Achat de titres: qui doit répondre de conséquences fiscales inattendues?
Le produit structuré recommandé par la banque comprenait une obligation à coupon zéro (zero bond). Du point de vue fiscal, le produit se composait, en termes de revenus, de deux éléments: d’une part, d’une composante obligataire assujettie à l’impôt sur le revenu et, d’autre part, d’une composante option exonérée d’impôts pour les particuliers imposables en Suisse. Le remboursement du produit se montant à 100% à l’échéance, on suppose que ce montant comprend la rémunération habituelle d’une obligation. En l’espèce, ce montant correspondait à 3355 CHF. Du fait de la dépréciation de la composante option liée à la dégradation boursière, le remboursement s’était limité au capital initial.
Il n’était pas contesté que le conseiller n’avait pas attiré l’attention de la cliente sur cette particularité fiscale du produit qu’il avait choisi et recommandé à la cliente. Le fact sheet remis à la cliente ne contenait pas non plus d’indication concrète à ce sujet.
La banque souligna dans sa prise de position qu’un conseil fiscal n’était fourni que sur demande et contre rémunération. En outre, il ne s’agissait pas selon elle d’une situation inhabituelle, puisqu’on savait depuis des années que les obligations à coupon zéro étaient assujetties à l’impôt sur le revenu. Par ailleurs, le décompte relatif à l’achat du produit indiquait un montant déterminant pour les impôts de 46 645 CHF.
L’Ombudsman fut d’un autre avis. Certes, toutes les banques n’offrent un conseil fiscal au client que contre rémunération. Dans le cas présent, la question n’est toutefois pas de savoir dans quelle mesure un placement donné influe sur la situation fiscale d’un client donné, mais porte sur une conséquence fiscale inhérente à un produit concret qui frappe tous les particuliers imposables en Suisse de la même manière. Selon l’Ombudsman, la banque est tenue d’informer le client des conséquences fiscales particulières du produit de la même façon qu’elle doit lui expliquer les caractéristiques spécifiques dudit produit, comme le fonctionnement ou le mode de calcul des autres revenus. Par ailleurs, l’affirmation de la banque selon laquelle il est de notoriété publique que les placements dans des obligations à coupon zéro sont depuis de nombreuses années assujettis à l’impôt sur le revenu semble particulièrement hasardeuse à l’Ombudsman si, comme on l’insinue ici, une cliente à qui la banque recommande un tel produit, nouveau pour elle, est censée connaître cette subtilité fiscale.

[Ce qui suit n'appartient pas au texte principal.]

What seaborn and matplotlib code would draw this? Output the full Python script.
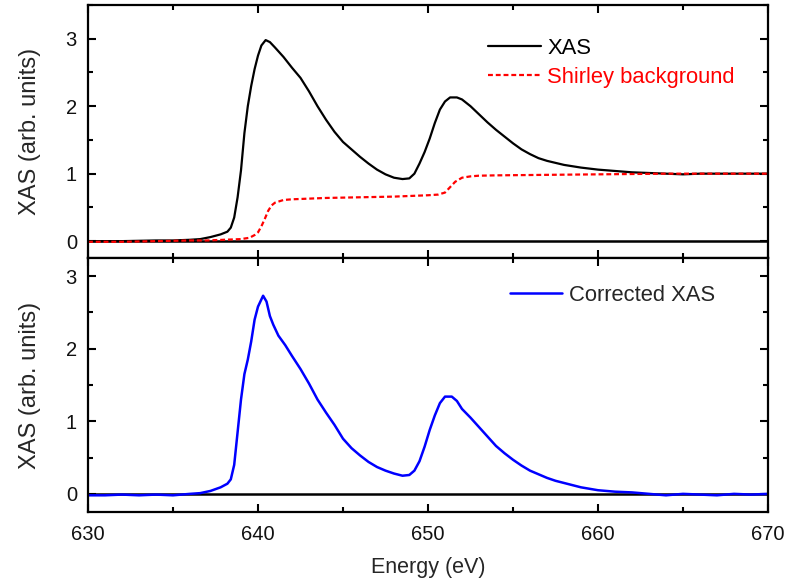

Quant au décompte de l’achat, il y était effectivement fait mention d’un montant déterminant pour les impôts de 46 645 CHF, mais à aucun endroit il n’était indiqué que le montant résiduel serait imposé au titre de revenu. De plus, le justificatif documentant le remboursement cinq ans plus tard ne mentionnait pas que le montant versé se composait de deux éléments, à savoir d’un capital de 46 645 CHF et d’intérêts d’un montant de 3355 CHF. Reprenant la formulation du décompte de l’achat, le document précise que le montant déterminant pour les impôts s’élève à 50 000 CHF. L’Ombudsman considère que la banque a eu tort de supposer que la cliente aurait dû déduire de ces documents que des impôts supplémentaires sur le revenu seraient dus.
Un autre aspect entre en ligne de compte: une banque ne peut recommander à un client que des produits qui correspondent à son profil de risque et d’investisseur. Elle doit donc attirer l’attention du client sur toutes les caractéristiques importantes du produit dans la mesure où elle a lieu de penser que les particularités du produit ne sont pas connues du client. D’un point de vue économique, le produit litigieux entraînait la transformation d’une partie de la fortune de la cliente en revenu imposable – effet que tout conseiller procédant dans les règles de l’art évite. Sans compter qu’une cliente peu fortunée n’achètera vraisemblablement pas ce type de produit si elle en connaît les conséquences fiscales. L’Ombudsman fut d’avis que le conseiller n’aurait pas dû conseiller cette obligation à coupon zéro en l’espèce.
La banque campa néanmoins sur ses positions, mais elle se déclara disposée à verser à la cliente une somme de 900 CHF au vu de l’ensemble de la situation.